(begin)
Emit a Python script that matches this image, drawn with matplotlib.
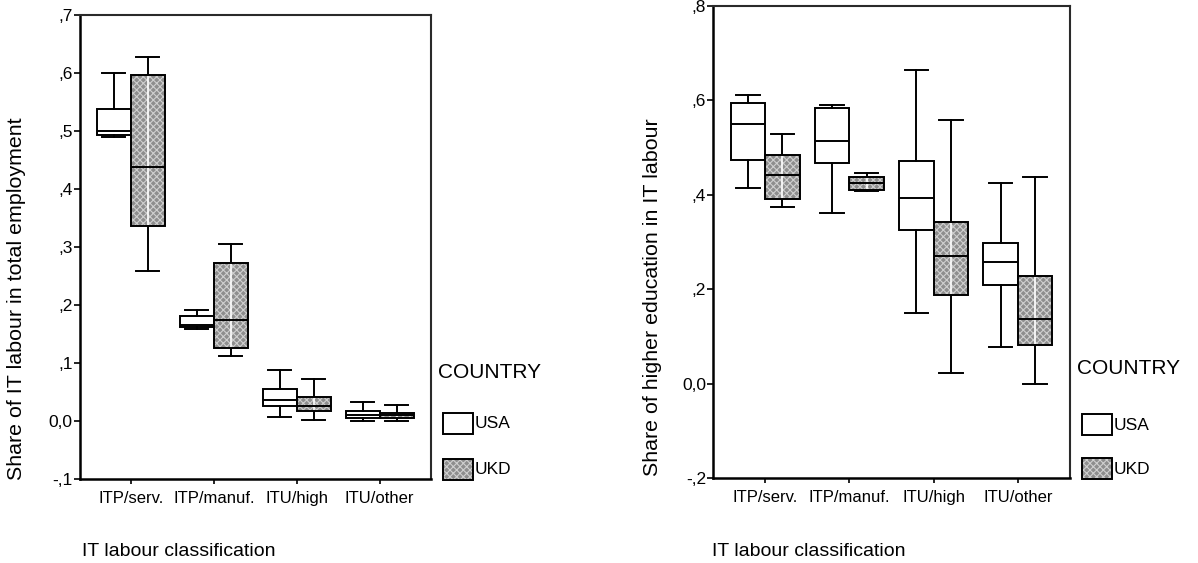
import matplotlib
matplotlib.use("Agg")
import matplotlib.pyplot as plt
from matplotlib.patches import PathPatch, Rectangle

plt.rcParams['font.family'] = ['Liberation Sans', 'DejaVu Sans']
plt.rcParams['hatch.linewidth'] = 0.8

# ---------------- data ----------------
categories = ["ITP/serv.", "ITP/manuf.", "ITU/high", "ITU/other"]
countries = ["USA", "UKD"]

# Panel 1: Share of IT labour in total employment  (whislo, q1, med, q3, whishi)
emp_usa_lo  = [0.489, 0.158, 0.007, 0.000]
emp_usa_q1  = [0.493, 0.163, 0.026, 0.005]
emp_usa_med = [0.499, 0.166, 0.037, 0.010]
emp_usa_q3  = [0.538, 0.182, 0.055, 0.018]
emp_usa_hi  = [0.600, 0.192, 0.089, 0.033]

emp_ukd_lo  = [0.259, 0.113, 0.002, 0.000]
emp_ukd_q1  = [0.337, 0.126, 0.017, 0.006]
emp_ukd_med = [0.438, 0.175, 0.027, 0.010]
emp_ukd_q3  = [0.597, 0.272, 0.042, 0.015]
emp_ukd_hi  = [0.627, 0.305, 0.073, 0.028]

# Panel 2: Share of higher education in IT labour
edu_usa_lo  = [0.414, 0.362, 0.151, 0.078]
edu_usa_q1  = [0.474, 0.468, 0.326, 0.210]
edu_usa_med = [0.551, 0.514, 0.394, 0.258]
edu_usa_q3  = [0.594, 0.584, 0.472, 0.298]
edu_usa_hi  = [0.611, 0.591, 0.664, 0.425]

edu_ukd_lo  = [0.374, 0.408, 0.023, 0.000]
edu_ukd_q1  = [0.391, 0.411, 0.189, 0.082]
edu_ukd_med = [0.442, 0.425, 0.271, 0.137]
edu_ukd_q3  = [0.484, 0.438, 0.342, 0.228]
edu_ukd_hi  = [0.530, 0.447, 0.558, 0.438]

emp_yticks = [-0.1, 0.0, 0.1, 0.2, 0.3, 0.4, 0.5, 0.6, 0.7]
emp_ylabels = ["-,1", "0,0", ",1", ",2", ",3", ",4", ",5", ",6", ",7"]
edu_yticks = [-0.2, 0.0, 0.2, 0.4, 0.6, 0.8]
edu_ylabels = ["-,2", "0,0", ",2", ",4", ",6", ",8"]

# ---------------- style ----------------
W, H = 1198, 563
fig = plt.figure(figsize=(W / 100, H / 100), dpi=100)

BOXW = 0.41
OFF = 0.205
UKD_FACE = "#8e8e8e"
UKD_HATCH = "#cfcfcf"


def stats(lo, q1, med, q3, hi):
    return [dict(whislo=a, q1=b, med=c, q3=d, whishi=e, fliers=[])
            for a, b, c, d, e in zip(lo, q1, med, q3, hi)]


def draw_panel(ax, usa, ukd, yticks, ylabels, ylim):
    pos = list(range(len(categories)))
    common = dict(widths=BOXW, patch_artist=True, showfliers=False,
                  whiskerprops=dict(color="black", lw=1.4),
                  capprops=dict(color="black", lw=1.4),
                  medianprops=dict(color="black", lw=1.4),
                  capwidths=BOXW * 0.68)
    ax.bxp(stats(*usa), positions=[p - OFF for p in pos],
           boxprops=dict(facecolor="white", edgecolor="black", lw=1.4),
           **common)
    r = ax.bxp(stats(*ukd), positions=[p + OFF for p in pos],
               boxprops=dict(facecolor=UKD_FACE, edgecolor=UKD_HATCH, lw=0,
                             hatch="xxxxx"),
               **common)
    # white centre line through the UKD boxes, then crisp black outline
    ax.vlines([p + OFF for p in pos], ukd[1], ukd[3], color="white", lw=1.2,
              zorder=2.5)
    for b in r["boxes"]:
        ax.add_patch(PathPatch(b.get_path(), transform=ax.transData,
                               facecolor="none", edgecolor="black", lw=1.4,
                               zorder=3))
    for m in r["medians"]:
        m.set_zorder(4)

    ax.set_xlim(-0.618, len(categories) - 1 + 0.618)
    ax.set_ylim(*ylim)
    ax.set_xticks(pos)
    ax.set_xticklabels(categories, fontsize=12)
    ax.set_yticks(yticks)
    ax.set_yticklabels(ylabels, fontsize=12.5)
    ax.tick_params(axis="y", direction="out", length=4, width=1.2,
                   color="black", pad=1)
    ax.tick_params(axis="x", direction="out", length=3.5, width=1.2,
                   color="black", pad=5)
    for s in ("left", "bottom"):
        ax.spines[s].set_linewidth(1.8)
        ax.spines[s].set_color("black")
    for s in ("top", "right"):
        ax.spines[s].set_linewidth(1.5)
        ax.spines[s].set_color("#2a2a2a")


def fx(px):
    return px / W


def fy(py):
    return 1 - py / H


# Left panel
ax1 = fig.add_axes([fx(79.5), fy(479.3), fx(431 - 79.5), (479.3 - 14.7) / H])
draw_panel(ax1,
           (emp_usa_lo, emp_usa_q1, emp_usa_med, emp_usa_q3, emp_usa_hi),
           (emp_ukd_lo, emp_ukd_q1, emp_ukd_med, emp_ukd_q3, emp_ukd_hi),
           emp_yticks, emp_ylabels, (-0.1, 0.7))

# Right panel
ax2 = fig.add_axes([fx(713), fy(478.3), fx(1070 - 713), (478.3 - 6) / H])
draw_panel(ax2,
           (edu_usa_lo, edu_usa_q1, edu_usa_med, edu_usa_q3, edu_usa_hi),
           (edu_ukd_lo, edu_ukd_q1, edu_ukd_med, edu_ukd_q3, edu_ukd_hi),
           edu_yticks, edu_ylabels, (-0.2, 0.8))

# Axis titles
fig.text(fx(17), fy(299), "Share of IT labour in total employment",
         rotation=90, ha="center", va="center", fontsize=15.4)
fig.text(fx(653), fy(297), "Share of higher education in IT labour",
         rotation=90, ha="center", va="center", fontsize=15.4)
fig.text(fx(82), fy(551), "IT labour classification", ha="left",
         va="center", fontsize=14)
fig.text(fx(712), fy(551), "IT labour classification", ha="left",
         va="center", fontsize=14)


# Legends
def legend(x0, ytitle, yusa, yukd):
    fig.text(fx(x0), fy(ytitle), "COUNTRY", ha="left", va="center",
             fontsize=15)
    bw, bh = 30, 21
    fig.patches.append(Rectangle((fx(x0 + 5), fy(yusa + bh / 2)), fx(bw),
                                 bh / H, transform=fig.transFigure,
                                 facecolor="white", edgecolor="black",
                                 lw=1.4))
    fig.patches.append(Rectangle((fx(x0 + 5), fy(yukd + bh / 2)), fx(bw),
                                 bh / H, transform=fig.transFigure,
                                 facecolor=UKD_FACE, edgecolor=UKD_HATCH,
                                 lw=0, hatch="xxxxx"))
    fig.patches.append(Rectangle((fx(x0 + 5), fy(yukd + bh / 2)), fx(bw),
                                 bh / H, transform=fig.transFigure,
                                 facecolor="none", edgecolor="black",
                                 lw=1.4))
    fig.text(fx(x0 + 37), fy(yusa + 1), countries[0], ha="left",
             va="center", fontsize=12.5)
    fig.text(fx(x0 + 37), fy(yukd + 1), countries[1], ha="left",
             va="center", fontsize=12.5)


legend(438, 372, 423, 469)
legend(1077, 369, 424, 468)

fig.savefig("out.png", dpi=100)
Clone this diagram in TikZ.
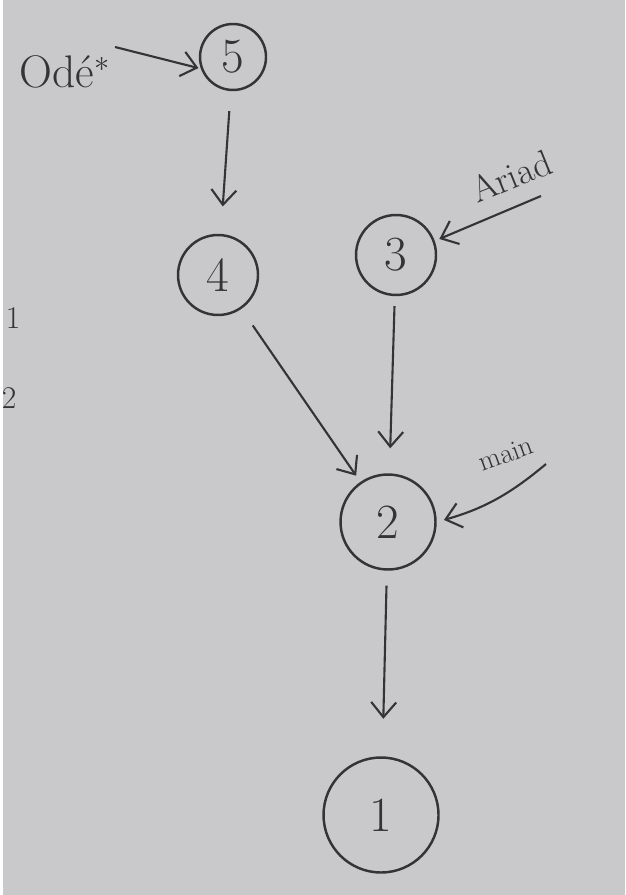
\documentclass[tikz,border=0pt]{standalone}
\usepackage{amsmath,amssymb}
\usepackage{tikz}
\usetikzlibrary{arrows.meta,positioning}
\usepackage{xcolor}
\definecolor{board}{RGB}{201,201,203}
\definecolor{ink}{RGB}{52,52,54}

\begin{document}
\begin{tikzpicture}[x=0.02cm,y=-0.02cm,
  vertex/.style={draw=ink,circle,line width=1.4pt,inner sep=0pt,text=ink,
    font=\fontsize{28}{30}\selectfont},
  edge/.style={draw=ink,line width=1.2pt,-{Straight Barb[length=3mm,width=5mm]}},
  note/.style={text=ink,inner sep=1pt}]
  \fill[board] (0,0) rectangle (622,895);
  % vertices
  \node[vertex,minimum size=1.32cm] (n5) at (230,57) {5};
  \node[vertex,minimum size=1.6cm] (n4) at (215,275) {4};
  \node[vertex,minimum size=1.6cm] (n3) at (393,255) {3};
  \node[vertex,minimum size=1.9cm] (n2) at (385,522) {2};
  \node[vertex,minimum size=2.3cm] (n1) at (378,815) {1};
  % edges
  \draw[edge,shorten <=0.4cm,shorten >=0.55cm] (n5) -- (n4);
  \draw[edge,shorten <=0.4cm,shorten >=0.15cm] (n4) -- (n2);
  \draw[edge,shorten <=0.2cm,shorten >=0.5cm] (n3) -- (n2);
  \draw[edge,shorten <=0.3cm,shorten >=0.75cm] (n2) -- (n1);
  % notes
  \node[note,font=\fontsize{26}{28}\selectfont] (ode) at (62,72) {Od\'e$^{*}$};
  \coordinate (odetail) at (112,47);
  \draw[edge,shorten >=0.05cm] (odetail) -- (n5.200);
  \node[note,rotate=22,font=\fontsize{21}{24}\selectfont] (ariad) at (508,176) {Ariad};
  \coordinate (ariadtail) at (538,196);
  \draw[edge,shorten >=0.1cm] (ariadtail) -- (n3.20);
  \node[note,rotate=20,font=\fontsize{16}{18}\selectfont] (main) at (503,454) {main};
  \coordinate (maintail) at (543,464);
  \draw[edge,shorten >=0.15cm] (maintail) to[bend left=12] (n2.east);
  % left edge
  \node[note,font=\fontsize{18}{20}\selectfont] (m1) at (10,318) {1};
  \node[note,font=\fontsize{18}{20}\selectfont] (m2) at (6,398) {2};
\end{tikzpicture}
\end{document}
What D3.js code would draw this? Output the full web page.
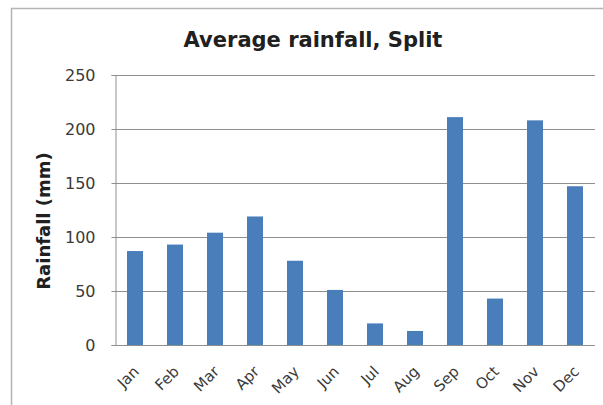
<!DOCTYPE html>
<html><head><meta charset="utf-8">
<script src="https://cdn.jsdelivr.net/npm/d3@7"></script>
<style>
html,body{margin:0;padding:0;background:#fff;}
svg{display:block;}
svg text{font-family:"DejaVu Sans",sans-serif;}
</style></head>
<body>
<svg id="chart" width="603" height="405"></svg>
<script>
const months = ["Jan","Feb","Mar","Apr","May","Jun","Jul","Aug","Sep","Oct","Nov","Dec"];
const rainfall = [87, 93, 104, 119, 78, 51, 20, 13, 211, 43, 208, 147];
const yTicks = [0, 50, 100, 150, 200, 250];
const titleText = "Average rainfall, Split";
const yLabel = "Rainfall (mm)";

const svg = d3.select("#chart");
const m = {left:115, right:595, top:75, bottom:345};

// outer frame
svg.append("path").attr("d","M11.5,405 V8.5 H603").attr("fill","none").attr("stroke","#b4b4b4").attr("stroke-width",1.5);

const x = d3.scaleBand().domain(months).range([m.left, m.right]).paddingInner(0.6).paddingOuter(0.3);
const y = d3.scaleLinear().domain([0,250]).range([m.bottom, m.top]);

// gridlines
svg.append("g").selectAll("line").data(yTicks.filter(d=>d>0)).join("line")
  .attr("x1", m.left).attr("x2", m.right)
  .attr("y1", d=>Math.round(y(d))+0.5).attr("y2", d=>Math.round(y(d))+0.5)
  .attr("stroke","#8f8f8f").attr("stroke-width",1);

// y axis
const yAxis = svg.append("g").attr("transform",`translate(${m.left+0.5},0)`)
  .call(d3.axisLeft(y).tickValues(yTicks).tickSize(4).tickPadding(16));
yAxis.attr("font-family",null);
yAxis.select(".domain").attr("stroke","#8f8f8f");
yAxis.selectAll(".tick line").attr("stroke","#8f8f8f");
yAxis.selectAll("text").attr("font-size",16).attr("fill","#3a3a3a");

// bars
svg.append("g").selectAll("rect").data(months).join("rect")
  .attr("x", d=>x(d)).attr("width", x.bandwidth())
  .attr("y", (d,i)=>y(rainfall[i])).attr("height",(d,i)=>y(0)-y(rainfall[i]))
  .attr("fill","#4a7ebb");

// x axis
const xAxis = svg.append("g").attr("transform",`translate(0,${m.bottom+0.5})`)
  .call(d3.axisBottom(x).tickSize(0).tickPadding(0));
xAxis.attr("font-family",null);
xAxis.select(".domain").attr("stroke","#8f8f8f").attr("d",`M${m.left},0H${m.right}`);
xAxis.selectAll("text")
  .attr("font-size",15).attr("fill","#3a3a3a")
  .attr("text-anchor","end").attr("dy",null).attr("y",0)
  .attr("transform","translate(5,27) rotate(-45)");

// title
svg.append("text").attr("x",313).attr("y",47).attr("text-anchor","middle")
  .attr("font-size",21).attr("font-weight","bold").attr("fill","#202020").text(titleText);

// y label
svg.append("text").attr("transform","translate(50,221) rotate(-90)").attr("text-anchor","middle")
  .attr("font-size",18).attr("font-weight","bold").attr("fill","#202020").text(yLabel);
</script>
</body></html>
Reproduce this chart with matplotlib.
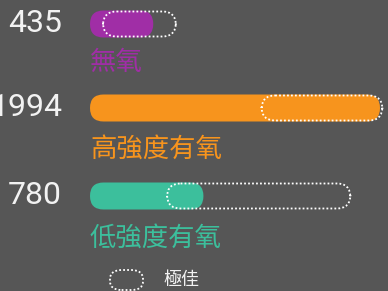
import matplotlib.pyplot as plt
import matplotlib.transforms as mtransforms
from matplotlib.patches import FancyBboxPatch

# dati
labels = ["無氧", "高強度有氧", "低強度有氧"]
values = [435, 1994, 780]
best_lo = [90, 1180, 530]
best_hi = [590, 2010, 1790]
colors = ["#a02ea6", "#f7941d", "#3cbf9c"]
legend_label = "極佳"

bg = "#565656"
cjk = ["Noto Sans CJK TC", "DejaVu Sans"]

fig = plt.figure(figsize=(3.88, 2.91), dpi=100, facecolor=bg)
ax = fig.add_axes([0, 0, 1, 1])
ax.set_facecolor(bg)

# scala: 0 a x=90px, 1994 a x=380px
upp = 1994 / 290.0
ax.set_xlim(-90 * upp, (388 - 90) * upp)
ax.set_ylim(291, 0)
ax.axis("off")

bar_y = [24, 108, 196]
lab_y = [62, 150, 238]
h = 27
asp = 1 / upp
rad = h / 2 * upp

left = mtransforms.blended_transform_factory(ax.transAxes, ax.transData)

for i in range(3):
    yc = bar_y[i]
    # barra piena
    ax.add_patch(FancyBboxPatch((0, yc - h / 2), values[i], h,
                                boxstyle="round,pad=0,rounding_size=%f" % rad,
                                mutation_aspect=asp, fc=colors[i], ec="none", zorder=2))
    # intervallo "ottimo" tratteggiato
    ax.add_patch(FancyBboxPatch((best_lo[i], yc - h / 2 + 1), best_hi[i] - best_lo[i], h - 2,
                                boxstyle="round,pad=0,rounding_size=%f" % rad,
                                mutation_aspect=asp, fc="none", ec="white",
                                lw=1.3, ls=(0, (1, 1.2)), zorder=3))
    ax.text(62 / 388, yc, str(values[i]), transform=left, ha="right", va="center",
            color="#f2f2f2", fontsize=23, family="Roboto")
    ax.text(0, lab_y[i], labels[i], ha="left", va="center", color=colors[i],
            fontsize=19, family=cjk, weight="medium")

# legenda
ax.add_patch(FancyBboxPatch((110 / 388, 1 - 290 / 291), 33 / 388, 20 / 291,
                            boxstyle="round,pad=0,rounding_size=0.03",
                            transform=ax.transAxes, fc="none", ec="white",
                            lw=1.3, ls=(0, (1, 1.2))))
ax.text(163 / 388, 280, legend_label, transform=left, ha="left", va="center",
        color="#f2f2f2", fontsize=13, family=cjk, weight="medium")

fig.savefig("out.png", dpi=100, facecolor=bg)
(end)
Repeat the lines of the listing above verbatim, beginning at its first line and ending at the line containing "from matplotlib.patches import PathPatch, Rectangle", which is included. Omit pictures.

# [The output]
Emit a Python script that matches this image, drawn with matplotlib.
import matplotlib
matplotlib.use("Agg")
import matplotlib.pyplot as plt
from matplotlib.patches import PathPatch, Rectangle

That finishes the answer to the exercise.